Start Raw records
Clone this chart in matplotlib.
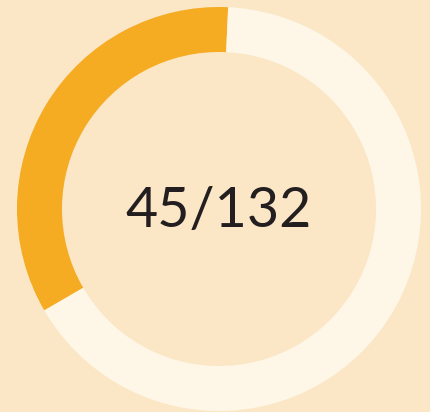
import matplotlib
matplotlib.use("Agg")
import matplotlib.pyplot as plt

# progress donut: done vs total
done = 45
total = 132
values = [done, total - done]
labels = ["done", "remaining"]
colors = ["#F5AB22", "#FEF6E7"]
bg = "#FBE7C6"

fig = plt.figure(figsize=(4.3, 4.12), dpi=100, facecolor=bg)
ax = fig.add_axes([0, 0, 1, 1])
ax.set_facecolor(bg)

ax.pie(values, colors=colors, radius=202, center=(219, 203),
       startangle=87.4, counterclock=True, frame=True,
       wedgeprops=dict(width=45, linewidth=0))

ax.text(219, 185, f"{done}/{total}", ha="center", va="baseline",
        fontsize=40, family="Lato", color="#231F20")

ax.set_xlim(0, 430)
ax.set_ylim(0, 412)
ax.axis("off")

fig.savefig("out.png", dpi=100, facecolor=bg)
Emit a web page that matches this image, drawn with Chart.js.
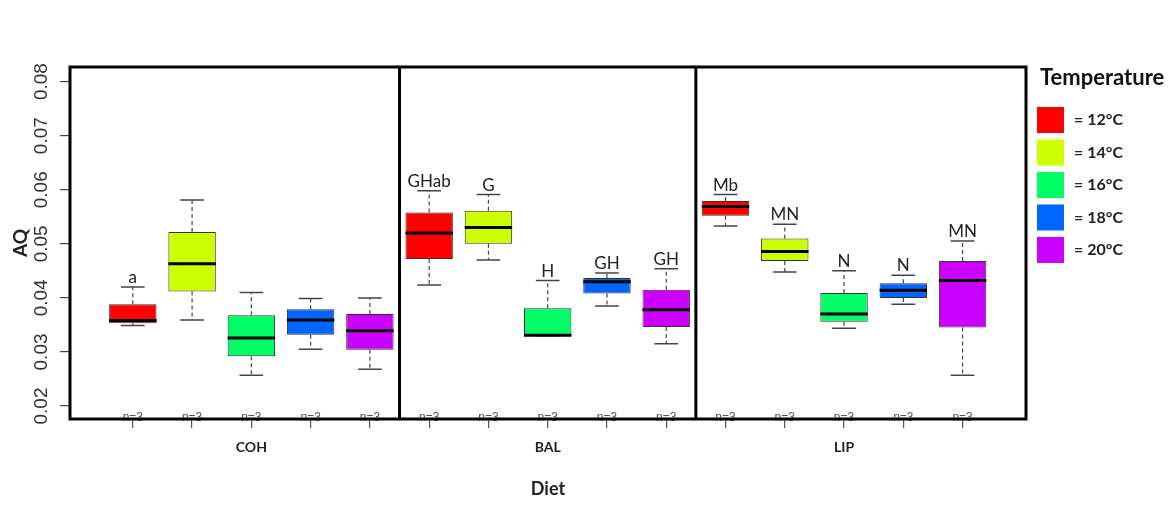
End Raw records
→ **Required work**
Make an exact copy of every entry above, minus the images.

→ **Task solution**
Clone this chart in matplotlib.
import matplotlib
matplotlib.use("Agg")
import matplotlib.pyplot as plt

# progress donut: done vs total
done = 45
total = 132
values = [done, total - done]
labels = ["done", "remaining"]
colors = ["#F5AB22", "#FEF6E7"]
bg = "#FBE7C6"

fig = plt.figure(figsize=(4.3, 4.12), dpi=100, facecolor=bg)
ax = fig.add_axes([0, 0, 1, 1])
ax.set_facecolor(bg)

ax.pie(values, colors=colors, radius=202, center=(219, 203),
       startangle=87.4, counterclock=True, frame=True,
       wedgeprops=dict(width=45, linewidth=0))

ax.text(219, 185, f"{done}/{total}", ha="center", va="baseline",
        fontsize=40, family="Lato", color="#231F20")

ax.set_xlim(0, 430)
ax.set_ylim(0, 412)
ax.axis("off")

fig.savefig("out.png", dpi=100, facecolor=bg)
Emit a web page that matches this image, drawn with Chart.js.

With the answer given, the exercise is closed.